DIRECTION> Pull out the lines from the line containing "Give me the Plotly source for this chart." through the line containing "return 1 - (y - OFF - MT) / PH", both lines included, and copy them exactly.

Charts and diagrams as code
········

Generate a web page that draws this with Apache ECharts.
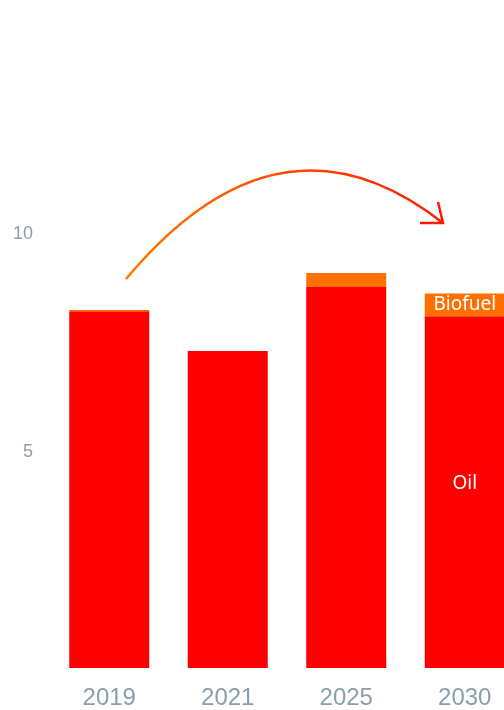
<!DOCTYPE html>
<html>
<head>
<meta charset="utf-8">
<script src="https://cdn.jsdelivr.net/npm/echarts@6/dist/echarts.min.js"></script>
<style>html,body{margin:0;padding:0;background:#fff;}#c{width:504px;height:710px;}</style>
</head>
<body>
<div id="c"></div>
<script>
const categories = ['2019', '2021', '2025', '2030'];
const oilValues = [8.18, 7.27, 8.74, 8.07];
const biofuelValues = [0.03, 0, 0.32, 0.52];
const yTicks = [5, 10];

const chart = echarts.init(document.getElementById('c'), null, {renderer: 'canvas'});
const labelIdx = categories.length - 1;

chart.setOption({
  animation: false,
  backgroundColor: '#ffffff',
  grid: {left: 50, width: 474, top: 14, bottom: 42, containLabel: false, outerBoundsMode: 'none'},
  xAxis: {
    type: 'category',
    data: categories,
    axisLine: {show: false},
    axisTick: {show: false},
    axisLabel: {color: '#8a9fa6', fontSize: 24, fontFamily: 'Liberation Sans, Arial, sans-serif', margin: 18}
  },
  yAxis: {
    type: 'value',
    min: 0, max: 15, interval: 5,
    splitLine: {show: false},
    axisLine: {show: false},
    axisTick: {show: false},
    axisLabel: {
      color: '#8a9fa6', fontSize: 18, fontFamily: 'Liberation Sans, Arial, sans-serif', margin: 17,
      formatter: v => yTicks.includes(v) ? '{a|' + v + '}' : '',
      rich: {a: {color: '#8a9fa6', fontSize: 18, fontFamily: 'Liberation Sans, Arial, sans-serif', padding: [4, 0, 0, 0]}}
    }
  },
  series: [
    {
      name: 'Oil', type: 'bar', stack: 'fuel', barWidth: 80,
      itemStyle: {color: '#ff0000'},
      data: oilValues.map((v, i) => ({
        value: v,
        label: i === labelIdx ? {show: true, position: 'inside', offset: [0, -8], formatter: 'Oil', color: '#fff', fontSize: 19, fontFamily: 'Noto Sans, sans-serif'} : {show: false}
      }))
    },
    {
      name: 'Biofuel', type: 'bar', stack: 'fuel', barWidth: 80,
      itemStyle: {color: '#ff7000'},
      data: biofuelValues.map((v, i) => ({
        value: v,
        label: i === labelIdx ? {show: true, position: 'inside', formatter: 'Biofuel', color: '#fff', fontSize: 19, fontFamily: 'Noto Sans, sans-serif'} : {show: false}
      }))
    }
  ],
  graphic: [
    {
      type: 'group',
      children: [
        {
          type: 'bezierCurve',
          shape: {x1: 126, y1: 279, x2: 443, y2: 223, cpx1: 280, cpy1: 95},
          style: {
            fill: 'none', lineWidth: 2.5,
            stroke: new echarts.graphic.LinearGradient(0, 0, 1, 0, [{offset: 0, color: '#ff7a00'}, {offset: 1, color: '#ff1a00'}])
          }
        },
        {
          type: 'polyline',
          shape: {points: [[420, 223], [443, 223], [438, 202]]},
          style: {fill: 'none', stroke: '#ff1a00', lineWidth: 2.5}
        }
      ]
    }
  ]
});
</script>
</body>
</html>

········

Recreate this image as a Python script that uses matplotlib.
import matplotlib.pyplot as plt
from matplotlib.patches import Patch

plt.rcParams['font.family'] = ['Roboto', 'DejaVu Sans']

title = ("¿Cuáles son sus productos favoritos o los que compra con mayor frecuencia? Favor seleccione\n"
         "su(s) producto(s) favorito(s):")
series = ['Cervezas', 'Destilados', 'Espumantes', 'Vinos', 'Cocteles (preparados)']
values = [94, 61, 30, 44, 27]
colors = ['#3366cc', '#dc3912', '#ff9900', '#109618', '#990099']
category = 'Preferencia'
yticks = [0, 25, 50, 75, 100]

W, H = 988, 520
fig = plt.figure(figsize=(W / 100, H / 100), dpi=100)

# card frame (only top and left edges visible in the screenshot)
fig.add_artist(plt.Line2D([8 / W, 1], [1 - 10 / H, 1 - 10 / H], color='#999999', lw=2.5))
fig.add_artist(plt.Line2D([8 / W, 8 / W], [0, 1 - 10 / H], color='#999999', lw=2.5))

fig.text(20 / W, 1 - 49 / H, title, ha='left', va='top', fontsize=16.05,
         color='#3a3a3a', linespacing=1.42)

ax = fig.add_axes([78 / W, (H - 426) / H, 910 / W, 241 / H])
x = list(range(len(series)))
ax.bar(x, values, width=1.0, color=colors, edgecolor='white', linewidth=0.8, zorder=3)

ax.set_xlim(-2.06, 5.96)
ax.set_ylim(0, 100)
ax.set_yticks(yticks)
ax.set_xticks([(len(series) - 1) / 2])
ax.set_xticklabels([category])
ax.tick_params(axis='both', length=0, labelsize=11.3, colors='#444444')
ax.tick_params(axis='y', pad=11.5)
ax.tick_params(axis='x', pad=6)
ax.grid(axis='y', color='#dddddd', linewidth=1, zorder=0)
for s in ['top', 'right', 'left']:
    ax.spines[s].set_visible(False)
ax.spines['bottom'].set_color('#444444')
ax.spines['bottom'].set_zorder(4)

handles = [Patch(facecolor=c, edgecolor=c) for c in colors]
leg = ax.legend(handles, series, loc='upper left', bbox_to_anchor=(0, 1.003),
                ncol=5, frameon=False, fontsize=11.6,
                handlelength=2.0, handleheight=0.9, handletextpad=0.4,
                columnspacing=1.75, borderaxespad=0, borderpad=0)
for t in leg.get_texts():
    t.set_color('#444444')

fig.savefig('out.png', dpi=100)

········

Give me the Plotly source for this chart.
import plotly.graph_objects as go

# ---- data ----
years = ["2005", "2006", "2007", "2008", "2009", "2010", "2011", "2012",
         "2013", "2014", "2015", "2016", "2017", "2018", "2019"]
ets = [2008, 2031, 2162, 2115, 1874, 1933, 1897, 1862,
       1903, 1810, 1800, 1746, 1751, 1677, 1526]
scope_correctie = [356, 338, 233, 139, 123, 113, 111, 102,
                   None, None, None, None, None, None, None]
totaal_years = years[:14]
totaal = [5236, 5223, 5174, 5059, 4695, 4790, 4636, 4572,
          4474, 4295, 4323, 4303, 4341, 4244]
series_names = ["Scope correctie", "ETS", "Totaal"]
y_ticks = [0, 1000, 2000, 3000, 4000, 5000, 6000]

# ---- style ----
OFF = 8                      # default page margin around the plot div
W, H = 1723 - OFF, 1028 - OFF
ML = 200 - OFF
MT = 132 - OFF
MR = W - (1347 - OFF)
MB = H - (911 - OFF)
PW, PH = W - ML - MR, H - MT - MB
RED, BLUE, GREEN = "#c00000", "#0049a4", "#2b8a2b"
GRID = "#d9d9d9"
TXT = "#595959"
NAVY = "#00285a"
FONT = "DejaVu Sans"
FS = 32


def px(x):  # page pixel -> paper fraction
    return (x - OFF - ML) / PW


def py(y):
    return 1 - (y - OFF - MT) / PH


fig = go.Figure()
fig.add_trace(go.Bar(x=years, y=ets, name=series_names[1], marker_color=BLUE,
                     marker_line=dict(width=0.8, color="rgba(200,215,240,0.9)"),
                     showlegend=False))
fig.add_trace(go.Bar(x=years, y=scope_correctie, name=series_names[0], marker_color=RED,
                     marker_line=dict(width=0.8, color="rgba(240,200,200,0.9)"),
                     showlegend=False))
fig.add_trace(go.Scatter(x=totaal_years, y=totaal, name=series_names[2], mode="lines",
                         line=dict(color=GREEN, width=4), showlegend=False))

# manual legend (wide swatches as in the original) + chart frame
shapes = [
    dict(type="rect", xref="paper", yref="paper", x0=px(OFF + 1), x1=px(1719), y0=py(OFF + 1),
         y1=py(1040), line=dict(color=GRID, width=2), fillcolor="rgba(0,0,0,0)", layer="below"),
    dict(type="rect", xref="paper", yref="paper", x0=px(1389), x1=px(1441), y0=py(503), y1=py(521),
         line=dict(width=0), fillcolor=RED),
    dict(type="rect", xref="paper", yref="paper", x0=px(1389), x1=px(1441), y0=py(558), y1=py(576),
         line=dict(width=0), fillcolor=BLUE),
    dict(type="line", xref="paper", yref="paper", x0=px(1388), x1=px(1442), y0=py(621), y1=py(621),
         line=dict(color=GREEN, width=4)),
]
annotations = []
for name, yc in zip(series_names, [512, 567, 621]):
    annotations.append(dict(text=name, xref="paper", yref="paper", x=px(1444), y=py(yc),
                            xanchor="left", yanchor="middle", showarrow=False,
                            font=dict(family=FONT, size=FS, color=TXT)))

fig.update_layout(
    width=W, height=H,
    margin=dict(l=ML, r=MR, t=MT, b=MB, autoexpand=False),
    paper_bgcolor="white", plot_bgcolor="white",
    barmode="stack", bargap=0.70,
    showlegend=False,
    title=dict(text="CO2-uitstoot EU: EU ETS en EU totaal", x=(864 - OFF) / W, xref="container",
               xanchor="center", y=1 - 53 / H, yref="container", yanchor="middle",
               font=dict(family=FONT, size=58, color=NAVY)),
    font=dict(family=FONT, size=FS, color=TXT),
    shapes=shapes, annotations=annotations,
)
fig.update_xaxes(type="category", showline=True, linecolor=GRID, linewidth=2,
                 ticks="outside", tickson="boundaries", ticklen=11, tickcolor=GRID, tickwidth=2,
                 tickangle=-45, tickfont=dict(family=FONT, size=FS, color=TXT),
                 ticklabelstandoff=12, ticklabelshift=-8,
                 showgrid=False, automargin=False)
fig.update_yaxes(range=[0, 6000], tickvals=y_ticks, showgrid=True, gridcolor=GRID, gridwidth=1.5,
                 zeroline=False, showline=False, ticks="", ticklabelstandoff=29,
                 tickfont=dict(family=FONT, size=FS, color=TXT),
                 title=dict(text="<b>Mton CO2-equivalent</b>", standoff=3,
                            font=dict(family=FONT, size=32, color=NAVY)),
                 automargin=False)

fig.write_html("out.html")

········

CORRECT ANSWER>
Give me the Plotly source for this chart.
import plotly.graph_objects as go

# ---- data ----
years = ["2005", "2006", "2007", "2008", "2009", "2010", "2011", "2012",
         "2013", "2014", "2015", "2016", "2017", "2018", "2019"]
ets = [2008, 2031, 2162, 2115, 1874, 1933, 1897, 1862,
       1903, 1810, 1800, 1746, 1751, 1677, 1526]
scope_correctie = [356, 338, 233, 139, 123, 113, 111, 102,
                   None, None, None, None, None, None, None]
totaal_years = years[:14]
totaal = [5236, 5223, 5174, 5059, 4695, 4790, 4636, 4572,
          4474, 4295, 4323, 4303, 4341, 4244]
series_names = ["Scope correctie", "ETS", "Totaal"]
y_ticks = [0, 1000, 2000, 3000, 4000, 5000, 6000]

# ---- style ----
OFF = 8                      # default page margin around the plot div
W, H = 1723 - OFF, 1028 - OFF
ML = 200 - OFF
MT = 132 - OFF
MR = W - (1347 - OFF)
MB = H - (911 - OFF)
PW, PH = W - ML - MR, H - MT - MB
RED, BLUE, GREEN = "#c00000", "#0049a4", "#2b8a2b"
GRID = "#d9d9d9"
TXT = "#595959"
NAVY = "#00285a"
FONT = "DejaVu Sans"
FS = 32


def px(x):  # page pixel -> paper fraction
    return (x - OFF - ML) / PW


def py(y):
    return 1 - (y - OFF - MT) / PH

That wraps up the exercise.